The following year, a proposed ban on Black Immigration to Canada was in place for one year by the Cabinet of Prime Minister Sir Wilfrid Laurier.
The proposed ban said: “The Negro race is deemed unsuitable to the climate and requirements of Canada.”
Thankfully, the ban never became legalized.
Learning about past mistakes like this can help bring awareness to promote change, and this information should be taught in schools.
This information is just as relevant as a multicultural day in schools and would inspire youth to be respectful of others.
Another historical component is the multiple Black communities across Canada, including Africville, Nova Scotia: a community that rose together to fight against racism and segregation in the province.
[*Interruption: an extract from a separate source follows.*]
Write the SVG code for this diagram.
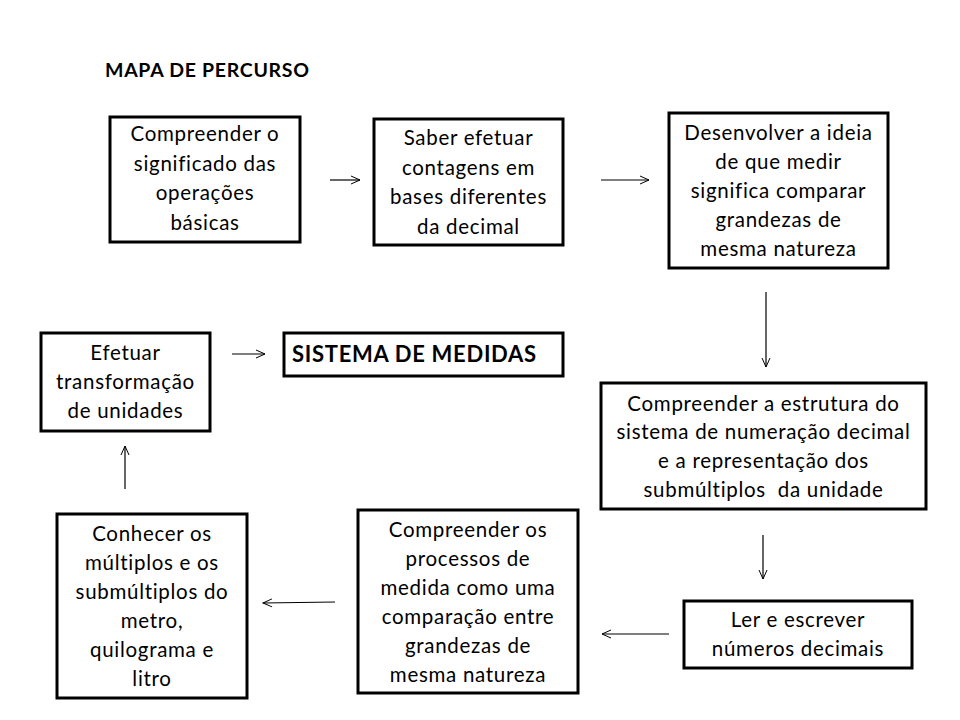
<svg xmlns="http://www.w3.org/2000/svg" width="960" height="720" viewBox="0 0 960 720">
<defs>
<marker id="ah" markerWidth="12" markerHeight="12" refX="10" refY="5" orient="auto" markerUnits="userSpaceOnUse">
<polyline points="1,1 10,5 1,9" fill="none" stroke="#000" stroke-width="1"/>
</marker>
<style>
.box{fill:#fff;stroke:#000;stroke-width:3}
.t{font-family:Lato,"Liberation Sans",sans-serif;font-size:20.5px;letter-spacing:0.7px;fill:#000;text-anchor:middle}
.b{font-family:Lato,"Liberation Sans",sans-serif;font-weight:bold;fill:#000;letter-spacing:0.7px}
.c{stroke:#000;stroke-width:1.2;fill:none;marker-end:url(#ah)}
</style>
</defs>
<rect width="960" height="720" fill="#fff"/>
<text class="b" x="105" y="77" font-size="19.5">MAPA DE PERCURSO</text>
<g id="n1">
<rect class="box" x="110" y="117" width="190" height="125"/>
<text class="t" x="205" y="141">Compreender o</text>
<text class="t" x="205" y="171">significado das</text>
<text class="t" x="205" y="200">operações</text>
<text class="t" x="205" y="230">básicas</text>
</g>
<g id="n2">
<rect class="box" x="374" y="119" width="189" height="126"/>
<text class="t" x="468.5" y="145">Saber efetuar</text>
<text class="t" x="468.5" y="175">contagens em</text>
<text class="t" x="468.5" y="204">bases diferentes</text>
<text class="t" x="468.5" y="234">da decimal</text>
</g>
<g id="n3">
<rect class="box" x="669" y="113" width="219" height="155"/>
<text class="t" x="778.5" y="140">Desenvolver a ideia</text>
<text class="t" x="778.5" y="169">de que medir</text>
<text class="t" x="778.5" y="198">significa comparar</text>
<text class="t" x="778.5" y="227">grandezas de</text>
<text class="t" x="778.5" y="256">mesma natureza</text>
</g>
<g id="n4">
<rect class="box" x="601" y="383" width="325" height="126"/>
<text class="t" x="763.5" y="411">Compreender a estrutura do</text>
<text class="t" x="763.5" y="439">sistema de numeração decimal</text>
<text class="t" x="763.5" y="468">e a representação dos</text>
<text class="t" x="763.5" y="497">submúltiplos&#160; da unidade</text>
</g>
<g id="n5">
<rect class="box" x="684" y="601" width="228" height="67"/>
<text class="t" x="798" y="627">Ler e escrever</text>
<text class="t" x="798" y="656">números decimais</text>
</g>
<g id="n6">
<rect class="box" x="358" y="510" width="220" height="183"/>
<text class="t" x="468" y="537">Compreender os</text>
<text class="t" x="468" y="566">processos de</text>
<text class="t" x="468" y="595">medida como uma</text>
<text class="t" x="468" y="624">comparação entre</text>
<text class="t" x="468" y="653">grandezas de</text>
<text class="t" x="468" y="682">mesma natureza</text>
</g>
<g id="n7">
<rect class="box" x="57" y="514" width="190" height="184"/>
<text class="t" x="152" y="541">Conhecer os</text>
<text class="t" x="152" y="570">múltiplos e os</text>
<text class="t" x="152" y="599">submúltiplos do</text>
<text class="t" x="152" y="628">metro,</text>
<text class="t" x="152" y="657">quilograma e</text>
<text class="t" x="152" y="686">litro</text>
</g>
<g id="n8">
<rect class="box" x="41" y="333" width="169" height="98"/>
<text class="t" x="125.5" y="360">Efetuar</text>
<text class="t" x="125.5" y="389">transformação</text>
<text class="t" x="125.5" y="418">de unidades</text>
</g>
<g id="n9">
<rect class="box" x="284" y="333" width="279" height="43"/>
<text class="b" x="292" y="362" font-size="22">SISTEMA DE MEDIDAS</text>
</g>
<g id="connectors">
<line class="c" x1="330" y1="180" x2="360" y2="180"/>
<line class="c" x1="601" y1="180" x2="649" y2="180"/>
<line class="c" x1="766" y1="292" x2="766" y2="367"/>
<line class="c" x1="763" y1="535" x2="763" y2="579"/>
<line class="c" x1="669" y1="634" x2="602" y2="634"/>
<line class="c" x1="335" y1="602" x2="263" y2="603"/>
<line class="c" x1="125" y1="489" x2="125" y2="446"/>
<line class="c" x1="232" y1="354" x2="265" y2="354"/>
</g>
</svg>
The village of Africville, north of Halifax, was founded in the 18th century. Residents were either freed American slaves, Maroons (Africans in the Americas who formed settlements to distance themselves from slavery) or Black refugees (African Americans who left to be freed from enslavement).
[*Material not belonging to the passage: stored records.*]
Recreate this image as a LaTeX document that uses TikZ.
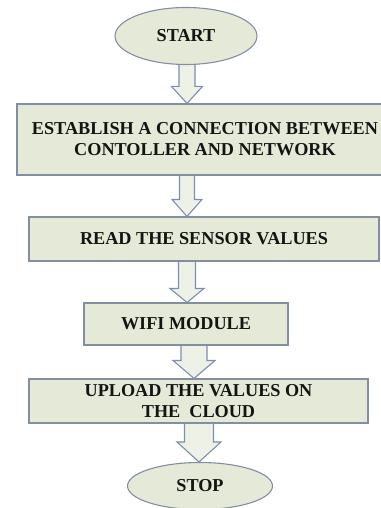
\documentclass[tikz,border=0pt]{standalone}
\usepackage{fontspec}
\setmainfont{Liberation Serif}
\usetikzlibrary{shapes.geometric,calc,backgrounds}
\definecolor{boxfill}{HTML}{E5EAD8}
\definecolor{boxline}{HTML}{848EA3}
\definecolor{arrline}{HTML}{7D8CB3}
\definecolor{arrfill}{HTML}{EEF2E6}
\definecolor{txt}{HTML}{141414}
\tikzset{
  stepbox/.style={rectangle, draw=boxline, fill=boxfill, line width=1.1pt, inner sep=0pt,
    align=center, text=txt, font=\bfseries\fontsize{18.2}{21}\selectfont},
  termnode/.style={ellipse, draw=boxline, fill=boxfill, line width=1.1pt, inner sep=0pt,
    text=txt, font=\bfseries\fontsize{18.2}{21}\selectfont},
  blockarrow/.style={draw=arrline, fill=arrfill, line width=1.1pt, line join=miter}
}
% #1 x, #2 source node, #3 target node, #4 shaft half width, #5 head half width, #6 head length
\newcommand\blockarr[6]{%
  \draw[blockarrow] let \p1=(#2.south), \p2=(#3.north) in
   (#1pt-#4pt, \y1+3pt) -- (#1pt-#4pt, \y2+#6pt) -- (#1pt-#5pt, \y2+#6pt) -- (#1pt, \y2)
   -- (#1pt+#5pt, \y2+#6pt) -- (#1pt+#4pt, \y2+#6pt) -- (#1pt+#4pt, \y1+3pt) -- cycle;}
\begin{document}
\begin{tikzpicture}[x=1pt,y=-1pt]
\useasboundingbox (0,0) rectangle (380,508);
\node[termnode, minimum width=142pt, minimum height=57pt] (start) at (186,36) {START};
\node[stepbox, minimum width=376pt, minimum height=71pt] (est) at (205,139.5)
  {ESTABLISH A CONNECTION BETWEEN\\CONTOLLER AND NETWORK};
\node[stepbox, minimum width=350pt, minimum height=44pt] (read) at (204,239) {READ THE SENSOR VALUES};
\node[stepbox, minimum width=204pt, minimum height=42pt] (wifi) at (186,324) {WIFI MODULE};
\node[stepbox, minimum width=339pt, minimum height=44pt] (upload) at (198.5,401)
  {UPLOAD THE VALUES ON\\THE\ \ CLOUD};
\node[termnode, minimum width=145pt, minimum height=47pt] (stop) at (200,486) {STOP};
\begin{scope}[on background layer]
\blockarr{187}{start}{est}{8}{15.5}{17}
\blockarr{187}{est}{read}{7.5}{15}{17}
\blockarr{187}{read}{wifi}{8.5}{17}{14}
\blockarr{194}{wifi}{upload}{13}{21}{18}
\blockarr{199}{upload}{stop}{14.5}{22}{20}
\end{scope}
\end{tikzpicture}
\end{document}
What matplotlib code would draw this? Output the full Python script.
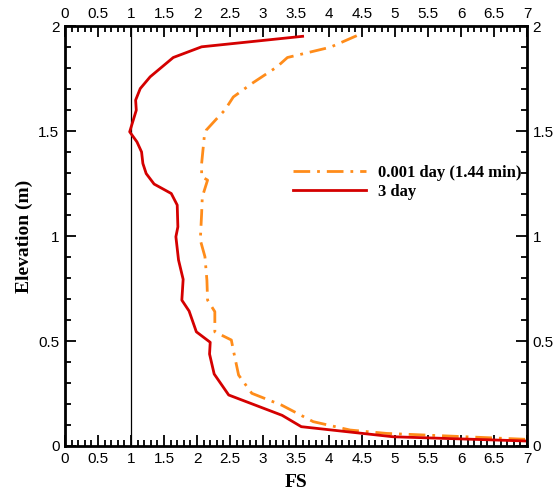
import numpy as np
import matplotlib
matplotlib.use("Agg")
import matplotlib.pyplot as plt
from matplotlib.ticker import MultipleLocator

# FS profiles against elevation
fs_early = [4.42, 4.02, 3.37, 3.21, 2.83, 2.55, 2.42, 2.30, 2.14, 2.11, 2.07, 2.07, 2.16,
            2.08, 2.07, 2.05, 2.12, 2.15, 2.16, 2.27, 2.27, 2.52, 2.55, 2.63, 2.83,
            3.28, 3.76, 4.32, 4.87, 6.97]
elev_early = [1.955, 1.90, 1.851, 1.806, 1.727, 1.663, 1.60, 1.560, 1.505, 1.473, 1.346,
              1.283, 1.267, 1.187, 1.108, 0.981, 0.902, 0.790, 0.695, 0.640, 0.544,
              0.505, 0.457, 0.338, 0.251, 0.195, 0.116, 0.076, 0.060, 0.032]

fs_late = [3.60, 2.07, 1.64, 1.29, 1.14, 1.07, 1.08, 0.98, 1.09, 1.16, 1.18, 1.23, 1.35,
           1.61, 1.70, 1.71, 1.68, 1.72, 1.79, 1.77, 1.88, 1.99, 2.20, 2.19, 2.26,
           2.48, 3.29, 3.58, 4.97, 6.97]
elev_late = [1.952, 1.902, 1.851, 1.759, 1.703, 1.648, 1.600, 1.497, 1.449, 1.401, 1.346,
             1.298, 1.248, 1.203, 1.148, 1.044, 0.997, 0.886, 0.794, 0.695, 0.643,
             0.544, 0.494, 0.438, 0.343, 0.243, 0.146, 0.092, 0.044, 0.024]

labels = ["0.001 day (1.44 min)", "3 day"]

fig = plt.figure(figsize=(5.57, 4.95), dpi=100)
ax = fig.add_axes([0.1167, 0.099, 0.8295, 0.848])

ax.axvline(1.0, color="black", linewidth=0.9)
ax.plot(fs_early, elev_early, color="#ff8c1a", linewidth=2, dashes=(6, 2.5, 1, 2.5),
        label=labels[0])
ax.plot(fs_late, elev_late, color="#d40000", linewidth=2, label=labels[1])

ax.set_xlim(0, 7)
ax.set_ylim(0, 2)
ax.xaxis.set_major_locator(MultipleLocator(0.5))
ax.xaxis.set_minor_locator(MultipleLocator(0.1))
ax.yaxis.set_major_locator(MultipleLocator(0.5))
ax.yaxis.set_minor_locator(MultipleLocator(0.1))
ax.tick_params(which="both", direction="in", top=True, right=True,
               labeltop=True, labelright=True, width=1.3)
ax.tick_params(which="major", length=8, labelsize=11, pad=4)
ax.tick_params(which="minor", length=4)
for lab in ax.get_xticklabels() + ax.get_yticklabels():
    lab.set_family("Liberation Sans")
ax.xaxis.set_major_formatter(plt.FuncFormatter(lambda v, p: f"{v:g}"))
ax.yaxis.set_major_formatter(plt.FuncFormatter(lambda v, p: f"{v:g}"))
for s in ax.spines.values():
    s.set_linewidth(2)

ax.set_xlabel("FS", family="Liberation Serif", fontweight="bold", fontsize=14, labelpad=6)
ax.set_ylabel("Elevation (m)", family="Liberation Serif", fontweight="bold", fontsize=14,
              labelpad=4)

ax.legend(loc="upper left", bbox_to_anchor=(0.46, 0.705), frameon=False,
          prop={"family": "Liberation Serif", "weight": "bold", "size": 12},
          handlelength=4.4, handletextpad=0.7, labelspacing=0.15)

fig.savefig("out.png", dpi=100)
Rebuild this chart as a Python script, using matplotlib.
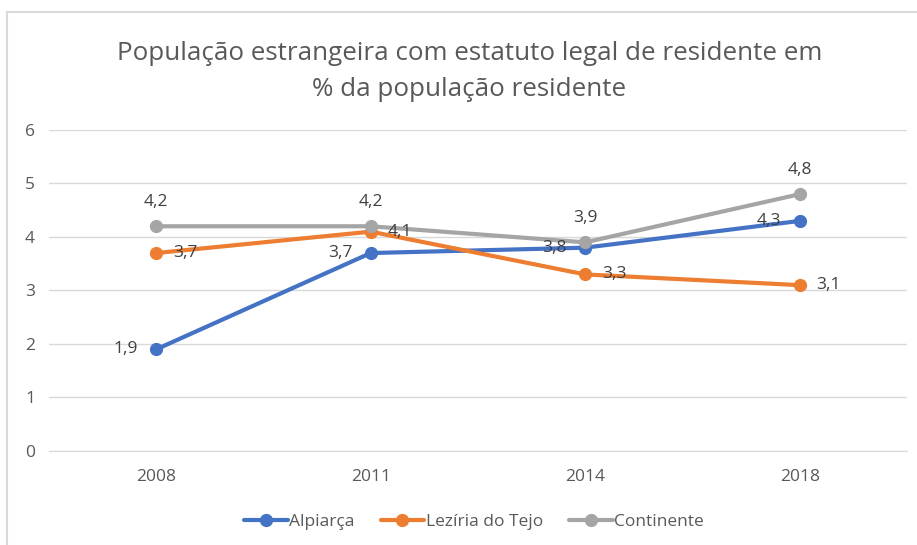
import matplotlib
matplotlib.use('Agg')
import matplotlib.pyplot as plt
import numpy as np

plt.rcParams['font.family'] = ['Open Sans', 'DejaVu Sans']

# dados
anos = ['2008', '2011', '2014', '2018']
alpiarca = [1.9, 3.7, 3.8, 4.3]
leziria = [3.7, 4.1, 3.3, 3.1]
continente = [4.2, 4.2, 3.9, 4.8]
series_nomes = ['Alpiarça', 'Lezíria do Tejo', 'Continente']

cores = ['#4472C4', '#ED7D31', '#A5A5A5']
posicao_rotulo = ['left', 'right', 'above']

fig = plt.figure(figsize=(9.17, 5.45), dpi=100)
ax = fig.add_axes([0.0534, 0.1725, 0.9356, 0.589])

x = np.arange(len(anos))
linhas = []
for vals, nome, cor, pos in zip([alpiarca, leziria, continente], series_nomes, cores, posicao_rotulo):
    l, = ax.plot(x, vals, color=cor, lw=3, marker='o', ms=8.5, label=nome, solid_capstyle='round')
    linhas.append(l)
    for xi, v in zip(x, vals):
        txt = ('%.1f' % v).replace('.', ',')
        if pos == 'left':
            off, ha, va = (-13, 0), 'right', 'center'
        elif pos == 'right':
            off, ha, va = (12, 0), 'left', 'center'
        else:
            off, ha, va = (0, 12), 'center', 'bottom'
        ax.annotate(txt, (xi, v), xytext=off, textcoords='offset points',
                    ha=ha, va=va, fontsize=12.5, color='#404040')

ax.set_xlim(-0.5, 3.5)
ax.set_ylim(0, 6)
ax.set_yticks(range(0, 7))
ax.set_xticks(x, labels=anos)
ax.yaxis.grid(True, color='#D9D9D9', lw=1)
ax.set_axisbelow(True)
for s in ax.spines.values():
    s.set_visible(False)
ax.spines['bottom'].set_visible(True)
ax.spines['bottom'].set_color('#D9D9D9')
ax.tick_params(length=0, labelsize=12.5, labelcolor='#595959')
ax.tick_params(axis='y', pad=10)
ax.tick_params(axis='x', pad=13)

fig.text(0.512, 0.869, 'População estrangeira com estatuto legal de residente em\n% da população residente',
         ha='center', va='center', fontsize=18.7, color='#595959', linespacing=1.55)

fig.legend(handles=linhas, loc='center', bbox_to_anchor=(0.517, 0.043), ncol=3, frameon=False,
           fontsize=12.5, labelcolor='#595959', handlelength=2.5, columnspacing=1.5, handletextpad=0.1)

# moldura do gráfico
fig.add_artist(plt.Line2D([0.0076, 0.0076], [0, 0.978], color='#D9D9D9', lw=1.5, transform=fig.transFigure))
fig.add_artist(plt.Line2D([0.0076, 1], [0.978, 0.978], color='#D9D9D9', lw=1.5, transform=fig.transFigure))

fig.savefig('out.png', dpi=100)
In 1848, Black settlers William Arnold and William Brown bought Africville’s land, and other community members followed. However, this did not stop the Regional Municipality of Halifax from demolishing the community in 1964.
Africville served many historical purposes in Canadian cultures. For example, Seaview African United Baptist Church was referred to as “the beating heart of Africville”.
The residents of Africville paid taxes and had no access to water, electricity or good roads. It was called a slum because there was no access to essential resources. Factories, sewage pits and a prison were built instead.
Over four decades after demolishing the village, the Halifax Regional Municipality apologized for destroying Africville and opened a museum church in 2012.
Summer reunions still take place at Africville Park and Christmas services have been held at the museum church.
If the facts about Africville, or the Immigrant Act, and Black people’s rights are analyzed over the years in schools, there would be less ignorance and more empathy and understanding.
Last year, protests served as a powerful message about anti-racism worldwide but Canada has a long way to go. Mandating elementary and high school students are taught about the importance of Black history in Canada is essential to dismantling racism in this country. Knowledge is power.